The Palmyra Atoll, at less than five square miles, is an isolated island about 1,100 miles south of Hawaii and 1,400 north of Samoa, with not much in between.

The United States used the tiny reef as a naval base during World War II. After the war, the Fullard-Leo family won a court battle with the government over ownership rights to the island.

The family later granted exclusive commercial fishing rights to Palmyra Development Co., which entered a licensing agreement with Palmyra Pacific Seafoods.

Around the same time, The Nature Conservancy sought to establish a nature conservancy and eco-tourism camp with the help of the U.S. government. It bought much of the emerged land from the Fullard-Leo family in 2000. A year later, the Secretary of the Interior designated the Palmyra's tidal lands, submerged lands and surrounding waters out to 12 nautical miles as a wildlife refuge, banning commercial fishing in that area.

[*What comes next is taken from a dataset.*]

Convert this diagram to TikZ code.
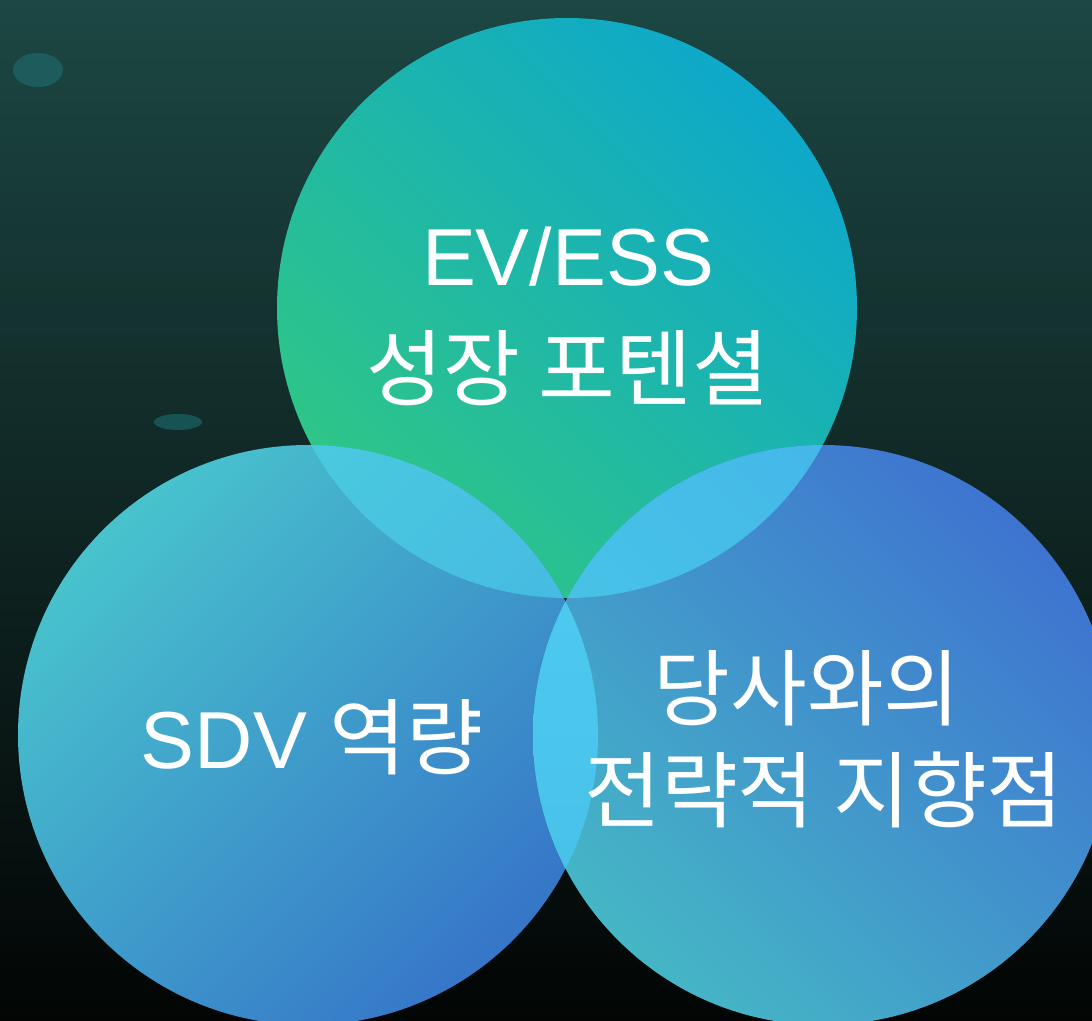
\documentclass[tikz,border=0pt]{standalone}
\usepackage{fontspec}
\setmainfont{Liberation Sans}
\newfontfamily\krfont{Noto Sans CJK KR}
\usetikzlibrary{positioning}

\definecolor{bgtop}{HTML}{1C4743}
\definecolor{bgmid}{HTML}{122C27}
\definecolor{bgbot}{HTML}{020504}
\definecolor{dotcol}{HTML}{1E6E72}
\definecolor{evgreen}{HTML}{2FC686}
\definecolor{evteal}{HTML}{0EA8CA}
\definecolor{sdvcyan}{HTML}{48C3CD}
\definecolor{sdvblue}{HTML}{3676C8}
\definecolor{stratteal}{HTML}{45B6C6}
\definecolor{stratblue}{HTML}{3E74D0}
\definecolor{lapA}{HTML}{4BCEDD}
\definecolor{lapB}{HTML}{44B0E6}
\definecolor{lapC}{HTML}{49CBE4}
\definecolor{lapD}{HTML}{44B4EA}
\definecolor{lensA}{HTML}{4FCEF3}
\definecolor{lensB}{HTML}{46BDE6}

\begin{document}
\begin{tikzpicture}[x=0.02cm,y=-0.02cm]
		\tikzstyle{every node}+=[inner sep=0pt, text=white]
		\tikzstyle{venntext}=[font=\fontsize{46}{54}\selectfont]
		\tikzstyle{krtext}=[font=\fontsize{47.5}{54}\selectfont\krfont]
		\useasboundingbox (0,0) rectangle (1092,1021);
		\clip (0,0) rectangle (1092,1021);
		% background
		\shade [top color=bgtop, middle color=bgmid, bottom color=bgbot] (0,0) rectangle (1092,1021);
		\fill [dotcol, opacity=0.6] (38,70) ellipse (25 and 17);
		\fill [dotcol, opacity=0.6] (178,422) ellipse (24 and 8);
		% circles
		\shade [bottom color=evgreen, top color=evteal, shading angle=-45] (567,308) circle (290);
		\shade [bottom color=sdvblue, top color=sdvcyan, shading angle=45] (308,735) circle (290);
		\shade [bottom color=stratteal, top color=stratblue, shading angle=-45] (823,735) circle (290);
		% overlaps
		\begin{scope}
		\clip (567,308) circle (290);
		\shade [top color=lapA, bottom color=lapB, shading angle=45] (308,735) circle (290);
		\end{scope}
		\begin{scope}
		\clip (567,308) circle (290);
		\shade [top color=lapD, bottom color=lapC, shading angle=-45] (823,735) circle (290);
		\end{scope}
		\begin{scope}
		\clip (308,735) circle (290);
		\shade [top color=lensA, bottom color=lensB] (823,735) circle (290);
		\end{scope}
		% labels
		\node [venntext] (ev) at (568,257) {EV/ESS};
		\node [krtext] (growth) at (568,368) {성장 포텐셜};
		\node [venntext] (sdv) at (312,737) {SDV {\fontsize{47.5}{54}\selectfont\krfont 역량}};
		\node [krtext] (partner) at (807,688) {당사와의};
		\node [krtext] (strategy) at (824,790) {전략적 지향점};
\end{tikzpicture}
\end{document}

The commercial fishing companies challenged the order in Federal Claims Court, arguing that the government had "directly confiscated, taken, and rendered wholly and completely worthless" their fishing licenses.

The district court dismissed the action for failure to state a claim. It noted that the plaintiffs' licenses never included the right to use the submerged land, just the dry part of the island.

The Washington, D.C.-based federal appeals court backed the decision, stressing that a takings claim must assert a protectable property interest.

"In attempting to define the property right that was purportedly taken by the regulation at issue in this case," Judge Bryson wrote, "the plaintiffs have provided little beyond the general assertion that the Interior Department interfered with their 'exclusive right to use Palmyra as a commercial fishing base.'

"The problem with that argument is that the Interior Department's regulation does not prohibit commercial fishing operations on Palmyra - it merely prohibits commercial fishing activity in the surrounding waters," Bryson added.

"The fact that the government's regulation of activities in the waters surrounding Palmyra may have adversely affected the value of their contract rights to engage in activities on shore is not sufficient to constitute a compensable taking."

The court affirmed dismissal of the case.